Place
There is a hallway in your parents’ house where the light hits the floor a certain way in late afternoon, and you can probably picture it without trying. There is a kitchen — maybe the same one — where you know without thinking which drawer holds the spatulas. The hallway is not space. The kitchen is not square footage. They are places, which is the word for what space becomes when a life has been lived in it long enough that the geometry has been overwritten by meaning. The hallway is a hallway only on a real estate listing. To the person who grew up walking down it, it is also a smell, a quality of light, the small panic of returning home late as a teenager, and the still-vivid recollection of the cat that died there in 1997.
Geographers have a name for this. Yi-Fu Tuan called it topophilia — the affection of a person for a piece of ground — and made the case in 1974 that the discipline of geography had been studying space for so long that it had forgotten place was the actual subject. Bachelard’s Poetics of Space is built on the same observation: a house is not a container, it is a way of organizing being. The kitchen the child remembers is not the kitchen the contractor built. The contractor built space. The decades made it place.

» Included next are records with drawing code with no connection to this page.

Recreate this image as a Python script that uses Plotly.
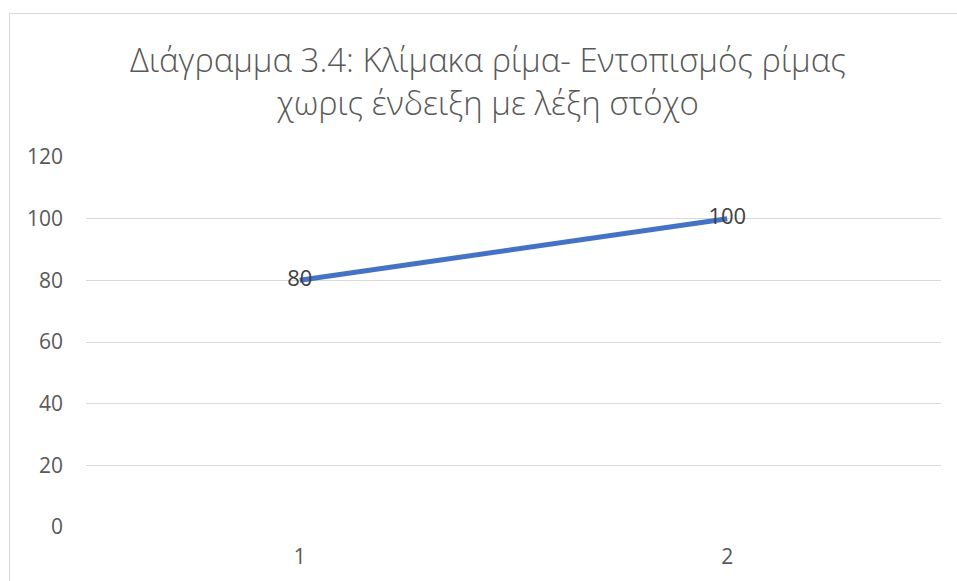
import plotly.graph_objects as go

# Chart data
categories = ["1", "2"]
values = [80, 100]
y_ticks = [0, 20, 40, 60, 80, 100, 120]
title_lines = ["Διάγραμμα 3.4: Κλίμακα ρίμα- Εντοπισμός ρίμας",
               "χωρις ένδειξη με λέξη στόχο"]

FONT = "Open Sans, sans-serif"
W, H = 957, 581
ML, MR, MT, MB = 86, 16, 157, 54
pw, ph = W - ML - MR, H - MT - MB

fig = go.Figure()
fig.add_trace(go.Scatter(
    x=categories, y=values,
    mode="lines+text",
    text=[str(v) for v in values],
    textposition="middle center",
    textfont=dict(family=FONT, size=22, color="#404040"),
    line=dict(color="#4472C4", width=5),
    cliponaxis=False,
    hoverinfo="skip",
))

# Outer chart frame (extends beyond the visible page on the right and bottom)
def px_x(v):
    return (v - ML) / pw

def px_y(v):
    return 1 - (v - MT) / ph

fig.add_shape(type="rect", xref="paper", yref="paper",
              x0=px_x(9.5), x1=px_x(W + 20), y0=px_y(H + 20), y1=px_y(13.5),
              line=dict(color="#D9D9D9", width=1), fillcolor="rgba(0,0,0,0)",
              layer="below")

fig.update_layout(
    width=W, height=H,
    margin=dict(l=ML, r=MR, t=MT, b=MB),
    paper_bgcolor="white", plot_bgcolor="white",
    showlegend=False,
    title=dict(
        text="<br>".join(title_lines),
        x=px_x(488), xanchor="center", xref="paper",
        y=1 - 72 / H, yanchor="top",
        font=dict(family=FONT, size=33, color="#595959", weight=300),
    ),
    xaxis=dict(
        type="category",
        range=[-0.5, 1.5],
        showgrid=False, zeroline=False, showline=False,
        ticks="", ticklabelstandoff=15,
        tickfont=dict(family=FONT, size=21, color="#595959"),
    ),
    yaxis=dict(
        range=[0, 120],
        tickvals=y_ticks,
        showgrid=True, gridcolor="#D9D9D9", gridwidth=1.3,
        zeroline=False, showline=False,
        ticks="", ticklabelstandoff=22,
        tickfont=dict(family=FONT, size=21, color="#595959"),
    ),
)

fig.write_html("out.html")
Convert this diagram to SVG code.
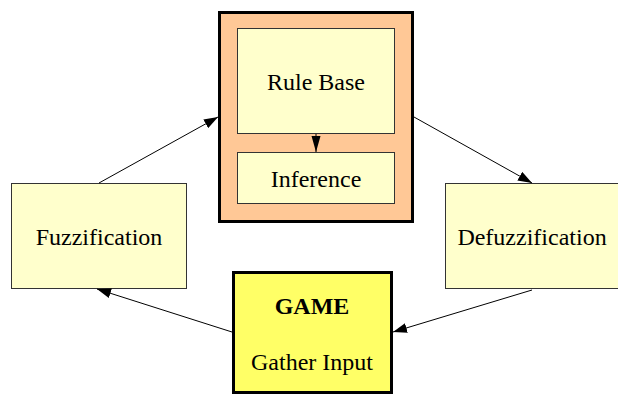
<svg xmlns="http://www.w3.org/2000/svg" width="618" height="396" viewBox="0 0 618 396">
  <style>
    .box { fill: #FFFFCC; stroke: #333; stroke-width: 1; }
    .frame { fill: #FFC896; stroke: #000; stroke-width: 3; }
    .game { fill: #FFFF66; stroke: #000; stroke-width: 3; }
    .lbl { font-family: 'Liberation Serif', 'Times New Roman', serif; font-size: 24px; fill: #000; text-anchor: middle; }
    .bold { font-weight: bold; }
    .edge { stroke: #000; stroke-width: 1; fill: none; marker-end: url(#arrow); }
    .edge-short { stroke: #000; stroke-width: 1; fill: none; marker-end: url(#arrow-narrow); }
  </style>
  <defs>
    <marker id="arrow" markerWidth="14" markerHeight="10" refX="14" refY="5" orient="auto" markerUnits="userSpaceOnUse">
      <path d="M0,0 L14,5 L0,10 z" fill="#000"/>
    </marker>
    <marker id="arrow-narrow" markerWidth="16" markerHeight="10" refX="16" refY="5" orient="auto" markerUnits="userSpaceOnUse">
      <path d="M0,0.5 L16,5 L0,9.5 z" fill="#000"/>
    </marker>
  </defs>

  <!-- inference engine frame holding rule base and inference -->
  <g id="inference-engine">
    <rect class="frame" x="219.5" y="12.5" width="193" height="209"/>
  </g>
  <g id="rule-base">
    <rect class="box" x="237.5" y="28.5" width="157" height="105"/>
    <text class="lbl" x="316" y="90">Rule Base</text>
  </g>
  <g id="inference">
    <rect class="box" x="237.5" y="152.5" width="157" height="51"/>
    <text class="lbl" x="316" y="187">Inference</text>
  </g>
  <g id="fuzzification">
    <rect class="box" x="11.5" y="183.5" width="175" height="105"/>
    <text class="lbl" x="99" y="245">Fuzzification</text>
  </g>
  <g id="defuzzification">
    <rect class="box" x="445.5" y="183.5" width="175" height="105"/>
    <text class="lbl" x="532" y="245">Defuzzification</text>
  </g>
  <g id="game">
    <rect class="game" x="233.5" y="272.5" width="158" height="120"/>
    <text class="lbl bold" x="312" y="314">GAME</text>
    <text class="lbl" x="312" y="370">Gather Input</text>
  </g>

  <g id="connectors">
    <line class="edge-short" x1="316" y1="134" x2="316" y2="152"/>
    <line class="edge" x1="99" y1="183" x2="218" y2="117"/>
    <line class="edge" x1="414" y1="117" x2="532" y2="183"/>
    <line class="edge" x1="232" y1="332" x2="97" y2="289"/>
    <line class="edge" x1="532" y1="290" x2="393" y2="332"/>
  </g>
</svg>
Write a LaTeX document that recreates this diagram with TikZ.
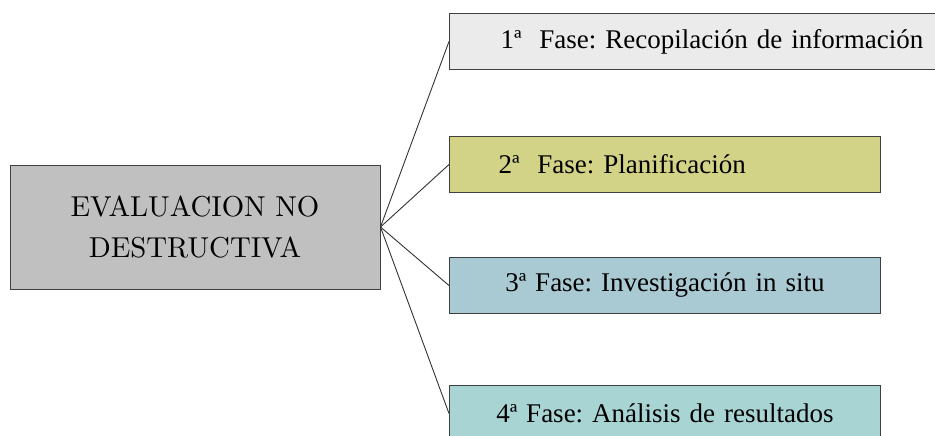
\documentclass[tikz,border=0pt]{standalone}
\usepackage{fontspec}
\newfontfamily\timesfont{Liberation Serif}
\newfontfamily\rootfont{lmroman10-regular.otf}
\definecolor{rootfill}{HTML}{C0C0C0}
\definecolor{edgegray}{HTML}{404040}
\definecolor{phaseone}{HTML}{EBEBEB}
\definecolor{phasetwo}{HTML}{D3D387}
\definecolor{phasethree}{HTML}{A9C9D3}
\definecolor{phasefour}{HTML}{A8D4D4}
\frenchspacing
\begin{document}
\begin{tikzpicture}[x=1pt,y=-1pt,
  rootbox/.style={draw=edgegray, line width=1pt, fill=rootfill,
    minimum width=370pt, minimum height=124pt, inner sep=0pt,
    align=center, font=\rootfont\fontsize{28.8}{41}\selectfont},
  phasebox/.style={draw=edgegray, line width=1pt, anchor=north west,
    minimum height=56pt, inner ysep=0pt,
    font=\timesfont\fontsize{27}{30}\selectfont},
  link/.style={draw=black!80, line width=0.9pt}]
\useasboundingbox (0,0) rectangle (935,436);

% root of the tree
\node[rootbox] (root) at (195,227) {EVALUACION NO\\DESTRUCTIVA};

% the four phases
\node[phasebox, fill=phaseone, minimum width=542pt, text width=440pt,
      inner xsep=51pt, align=left] (f1) at (449,13)
  {1ª\ \ Fase: Recopilación de información};
\node[phasebox, fill=phasetwo, minimum width=431pt, text width=333pt,
      inner xsep=49pt, align=left] (f2) at (449,136)
  {2ª\ \ Fase: Planificación};
\node[phasebox, fill=phasethree, minimum width=431pt, text width=400pt,
      inner xsep=15.5pt, align=center] (f3) at (449,257)
  {3ª Fase: Investigación in situ};
\node[phasebox, fill=phasefour, minimum width=431pt, text width=400pt,
      inner xsep=15.5pt, align=center] (f4) at (449,385)
  {4ª Fase: Análisis de resultados};

% connectors fanning out from the root
\foreach \f in {f1,f2,f3,f4}
  \draw[link] (root.east) -- (\f.west);
\end{tikzpicture}
\end{document}
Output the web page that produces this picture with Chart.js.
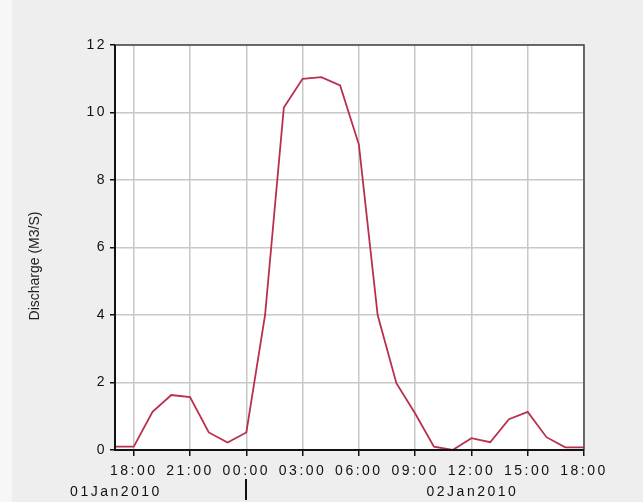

The distinction is not romantic. It has empirical purchase. The doorway effect is a small piece of evidence that memory is partitioned by place, not by space — your brain knows it has crossed into a different here, and adjusts what it makes available. Mise en place is mise-en-place in the literal sense: the cook does not arrange a generic counter; she arranges this counter, where her hand has reached for the salt ten thousand times, and the counter cooperates because it has been shaped by that reaching. The Jig is the same insight at the scale of a single fixture. Christopher Alexander spent forty years arguing that what makes some buildings feel alive and others feel dead is not their geometry but their accommodation of the ten thousand small acts that turn space into place.
The modern world has been unusually good at producing space and unusually bad at letting space become place. The airport, the chain hotel, the corporate office, the suburban subdivision — all are spaces whose explicit design goal is to be interchangeable, to feel the same in Phoenix as in Frankfurt, so that the traveler has nothing to learn and the franchise has nothing to translate. The achievement is real. The cost is that the spaces resist becoming places. They are designed to be forgotten, and they oblige.
Place takes time. This is the part that cannot be engineered around. A new house is space; a house in which you have lived through three winters is starting to be place; a house in which a child was born is place in a way the contractor cannot deliver and the buyer cannot inherit. The accumulation has the shape of patina — the visible record of use — but goes beyond what’s visible. Most of what makes a place a place is invisible to anyone but the person whose life has been bent around it.
The instruction the concept offers, to anyone designing or choosing where to live, is unwelcome: you cannot select a place. You can only select a space, and then begin the long work of letting it become a place. The choice that matters is whether you stay long enough for the becoming to happen. Most places are made by accident, by the simple fact that someone refused to move. The places that feel deliberate are usually the ones that were lived in by someone who understood, sometimes without articulating it, that this was the work.